The continuation of the verse: “And you shall not omit [tashbit] salt from your meal offering,” teaches that one should bring salt that never rests [shovetet], i.e., it is found continuously. And what type of salt is this? This is referring to salt of Sodom. And from where is it derived that if one did not find salt of Sodom that he should bring salt of istrokanit, which is quarried from rock? The verse states immediately afterward: “With all your offerings you shall sacrifice salt” (Leviticus 2:13), in order to emphasize that you should sacrifice any type of salt; you should sacrifice salt from any place, even from a location outside of Eretz Yisrael; you should sacrifice salt even on Shabbat; and you should sacrifice salt even in a state of ritual impurity.

מאי תבונהו אמר רבה בר עולא הכי קאמר יכול יתבוננו כתבן בטיט אמר ליה אביי אי הכי יתבוננו מיבעי ליה אלא אמר אביי יכול יעשנו כבנין אמר ליה רבא אי הכי יבננו מיבעי ליה אלא אמר רבא יכול תבונהו

The Gemara clarifies: What is the meaning of the term tevonehu? Rabba bar Ulla said: This is what the baraita is saying: One might have thought that one should mix into it [yitabonenu] large quantities of salt, just as one mixes straw [teven] into clay. Abaye said to him: If so, the baraita should have said: Yitabonenu, and not tevonehu. Rather, Abaye said: The baraita is saying that one might have thought one should form the addition of salt just as one builds a building [binyan], by adding layer upon layer. Rava said to him: If so, the baraita should have said: He should build it [yivnenu] and not tevonehu. Rather, Rava said: The baraita states: One might have thought tevonehu.

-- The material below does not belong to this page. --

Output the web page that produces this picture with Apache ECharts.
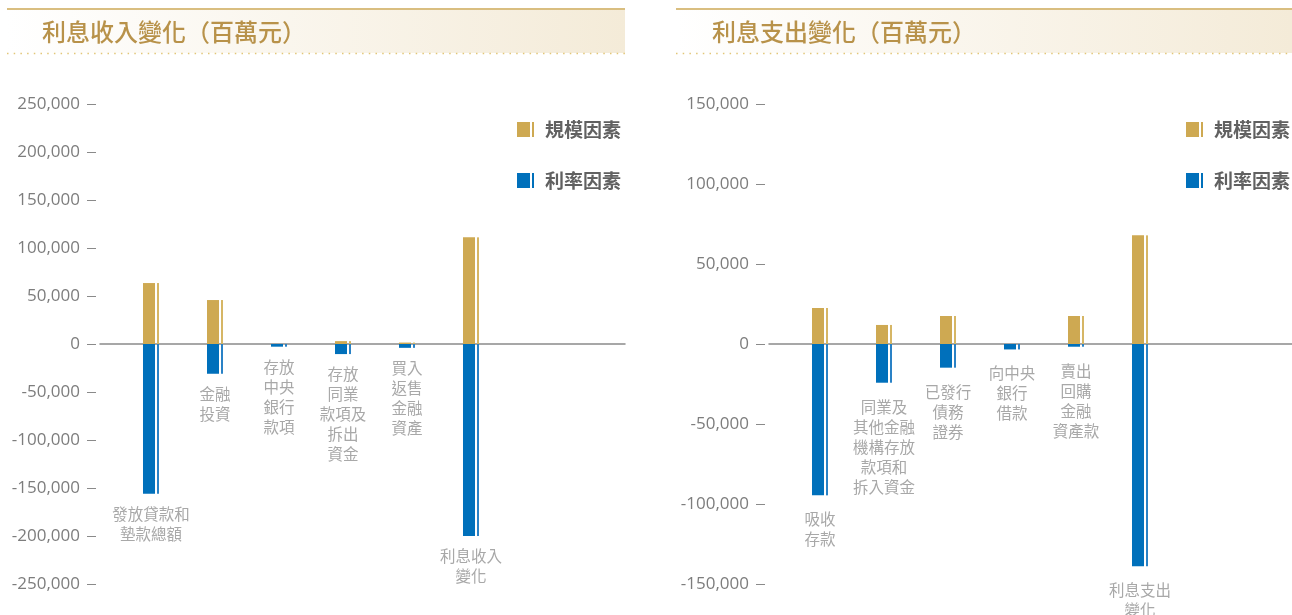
<!DOCTYPE html>
<html>
<head>
<meta charset="utf-8">
<title>利息收入及支出變化</title>
<script src="https://cdn.jsdelivr.net/npm/echarts@6/dist/echarts.min.js"></script>
<style>
html, body { margin: 0; padding: 0; background: #fff; }
#main { width: 1292px; height: 615px; }
</style>
</head>
<body>
<div id="main"></div>
<script>
// 利息收入變化（百萬元）
var incomeCats = ['發放貸款和\n墊款總額', '金融\n投資', '存放\n中央\n銀行\n款項', '存放\n同業\n款項及\n拆出\n資金', '買入\n返售\n金融\n資產', '利息收入\n變化'];
var incomeScale = [63500, 45800, -1000, 3000, 1500, 111100];      // 規模因素
var incomeRate = [-156000, -31000, -2800, -10500, -4000, -200000]; // 利率因素
var incomeTicks = [-250000, 250000, 50000];                        // min, max, step

// 利息支出變化（百萬元）
var expenseCats = ['吸收\n存款', '同業及\n其他金融\n機構存放\n款項和\n拆入資金', '已發行\n債務\n證券', '向中央\n銀行\n借款', '賣出\n回購\n金融\n資產款', '利息支出\n變化'];
var expenseScale = [22500, 11900, 17500, -2500, 17500, 67900];
var expenseRate = [-94600, -24200, -14800, -3400, -1700, -138900];
var expenseTicks = [-150000, 150000, 50000];

var titles = ['利息收入變化（百萬元）', '利息支出變化（百萬元）'];
var legendNames = ['規模因素', '利率因素'];

var GOLD = '#cea952', GOLD_EDGE = '#d6b665';
var BLUE = '#0070bb', BLUE_EDGE = '#2a82c6';
var CJK = '"Noto Sans CJK TC", "Noto Sans", sans-serif';

var myChart = echarts.init(document.getElementById('main'));

function pairs(arr) {
    return arr.map(function (v, i) { return [i, v]; });
}

// one panel = grid + axes + 4 bar series (wide bar and its thin edge stripe)
function panel(idx, cats, scale, rate, labelGap) {
    var series = [];
    var parts = [[legendNames[0], scale, GOLD, GOLD_EDGE], [legendNames[1], rate, BLUE, BLUE_EDGE]];
    parts.forEach(function (p, k) {
        series.push({
            name: p[0], type: 'bar', xAxisIndex: idx, yAxisIndex: idx,
            stack: 'main' + idx, barWidth: 12, barGap: '16.67%',
            itemStyle: { color: p[2] },
            data: pairs(p[1]),
            label: k === 1 ? {
                show: true, position: 'bottom', distance: labelGap, offset: [2, 0],
                color: '#a8a8a8', fontSize: 15.5, lineHeight: 20, fontFamily: CJK,
                formatter: function (d) { return cats[d.dataIndex]; }
            } : { show: false }
        });
        series.push({
            name: p[0] + '-edge', type: 'bar', xAxisIndex: idx, yAxisIndex: idx,
            stack: 'edge' + idx, barWidth: 2, barGap: '16.67%',
            itemStyle: { color: p[3] },
            data: pairs(p[1])
        });
    });
    return series;
}

var lefts = [100, 769];
var rights = [667, 0];
var centers = [151, 820];

var xAxes = [0, 1].map(function (i) {
    var w = 1292 - lefts[i] - rights[i];
    return {
        type: 'value', gridIndex: i,
        min: (lefts[i] - centers[i]) / 64,
        max: (lefts[i] + w - centers[i]) / 64,
        axisLine: { onZero: true, lineStyle: { color: '#8a8a8a', width: 1.5 } },
        axisTick: { show: false }, axisLabel: { show: false }, splitLine: { show: false }
    };
});

var yAxes = [incomeTicks, expenseTicks].map(function (t, i) {
    return {
        type: 'value', gridIndex: i, min: t[0], max: t[1], interval: t[2],
        offset: 4,
        axisLine: { show: false, onZero: false },
        axisTick: { show: true, length: 9, lineStyle: { color: '#8a8a8a' } },
        axisLabel: {
            margin: 16, color: '#7d7d7d', fontSize: 17, fontFamily: '"Open Sans", sans-serif',
            formatter: function (v) { return echarts.format.addCommas(v); }
        },
        splitLine: { show: false }
    };
});

// header bands
var graphic = [];
[[7, 618], [676, 616]].forEach(function (h) {
    graphic.push({
        type: 'rect', shape: { x: h[0], y: 10, width: h[1], height: 43 },
        style: {
            fill: new echarts.graphic.LinearGradient(0, 0, 1, 0, [
                { offset: 0, color: '#ffffff' }, { offset: 1, color: '#f4ebd8' }
            ])
        }, silent: true
    });
    graphic.push({
        type: 'rect', shape: { x: h[0], y: 8, width: h[1], height: 2 },
        style: { fill: '#d9be80' }, silent: true
    });
    graphic.push({
        type: 'line', shape: { x1: h[0], y1: 53.5, x2: h[0] + h[1], y2: 53.5 },
        style: { stroke: '#e2c677', lineWidth: 1.5, lineDash: [1.5, 5.2] }, silent: true
    });
});

var legendIcon = 'path://M0,0H13V15H0Z M15,0H17V15H15Z';

myChart.setOption({
    animation: false,
    graphic: graphic,
    title: [0, 1].map(function (i) {
        return {
            text: titles[i], left: [42, 712][i], top: 20, padding: 0,
            textStyle: { fontSize: 24, fontWeight: 500, color: '#b8924a', fontFamily: CJK }
        };
    }),
    legend: [512, 1181].map(function (x) {
        return {
            data: legendNames, orient: 'vertical', left: x, top: 115,
            itemGap: 32, itemWidth: 17, itemHeight: 15, icon: legendIcon,
            selectedMode: false,
            textStyle: { fontSize: 19, fontWeight: 'bold', color: '#616161', fontFamily: CJK, padding: [0, 0, 0, 6] }
        };
    }),
    grid: [0, 1].map(function (i) {
        return { left: lefts[i], right: rights[i], top: 104, height: 480 };
    }),
    xAxis: xAxes,
    yAxis: yAxes,
    series: panel(0, incomeCats, incomeScale, incomeRate, 10)
        .concat(panel(1, expenseCats, expenseScale, expenseRate, 14))
});
</script>
</body>
</html>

מאי תבונהו אמר רב אשי יכול יתן בו טעם כבינה תלמוד לומר תמלח כיצד הוא עושה מביא האבר ונותן עליו מלח וחוזר והופכו ונותן עליו מלח ומעלהו

The Gemara asks: What is meant by tevonehu? Rav Ashi said: One might have thought that one should infuse the entire offering with the taste of salt, just as understanding [bina] infuses a person with wisdom. To counter this, the verse states: “You shall season.” How does he act? He brings the limb that is to be sacrificed on the altar and applies salt, and then turns it over and again applies salt, and brings it up to the altar.

אמר אביי וכן לקדירה

Abaye says: And one acts similarly before placing meat into a pot. If one wishes to cook meat and needs to salt it in order to extract its blood, it is sufficient to apply salt to both sides and let it sit until the blood drains. Then, after it is washed, the meat is ready to be cooked and eaten.